Il rinnovo, dunque, in disparte il dato non determinante del nomen iuris formalmente attribuito dalle parti, si contraddistingue, sul piano sostanziale, per la rinegoziazione del complesso delle condizioni del contratto originario, per cui deve risultare che le parti, attraverso specifiche manifestazioni di volontà, abbiano dato corso a distinti, nuovi ed autonomi rapporti giuridici, ancorchè di contenuto analogo a quello originario. In assenza di tale negoziazione novativa, è qualificabile come proroga contrattuale l’accordo con cui le parti si limitano a pattuire il differimento del termine finale del rapporto, che per il resto continua ad essere regolato dall’atto originario; ed anche la circostanza che in tale accordo sia riportato il prezzo del contratto originario, che quindi rimane immutato, non costituisce affatto espressione di rinnovata volontà negoziale, ma circostanza idonea ad avvalorare ulteriormente l’intervenuta mera proroga del previgente contratto (Cons. Stato, sez. V, 3874 del 2020, Cons. Stato, sez. III, 24.3.2022, n. 2157).

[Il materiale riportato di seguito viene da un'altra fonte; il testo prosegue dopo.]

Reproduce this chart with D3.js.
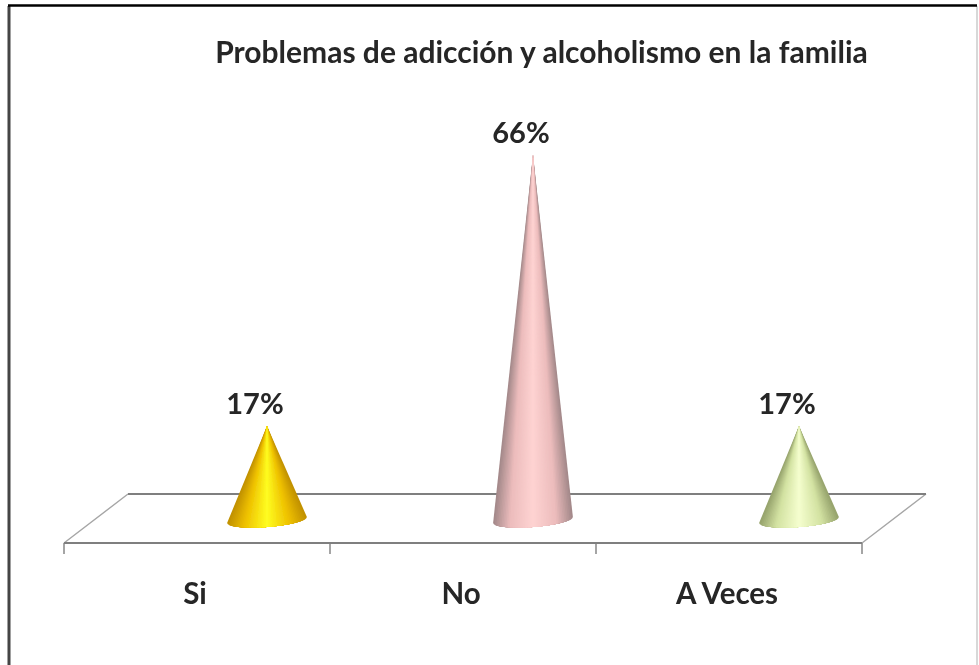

E’ stato, infatti, precisato che: “Il rinnovo contrattuale si contraddistingue, sul piano sostanziale, per la rinegoziazione del complesso delle condizioni del contratto originario, per cui deve risultare che le parti, attraverso specifiche manifestazioni di volontà, abbiano dato corso a distinti, nuovi ed autonomi rapporti giuridici, ancorché di contenuto analogo a quello originario; in assenza di tale negoziazione novativa, è qualificabile come proroga contrattuale l’accordo con cui le parti si limitano a pattuire il differimento del termine finale del rapporto, che per il resto continua ad essere regolato dall’atto originario; ed anche la circostanza che in tale accordo sia riportato il prezzo del contratto originario, che quindi rimane immutato, non costituisce affatto espressione di rinnovata volontà negoziale, ma circostanza idonea ad avvalorare ulteriormente l’intervenuta mera proroga del previgente contratto” (cfr. Cons. Stato, sez. III, 24 marzo 2022, n. 2157; Cons. Stato, sez. V, 16.02.2023 n. 1635).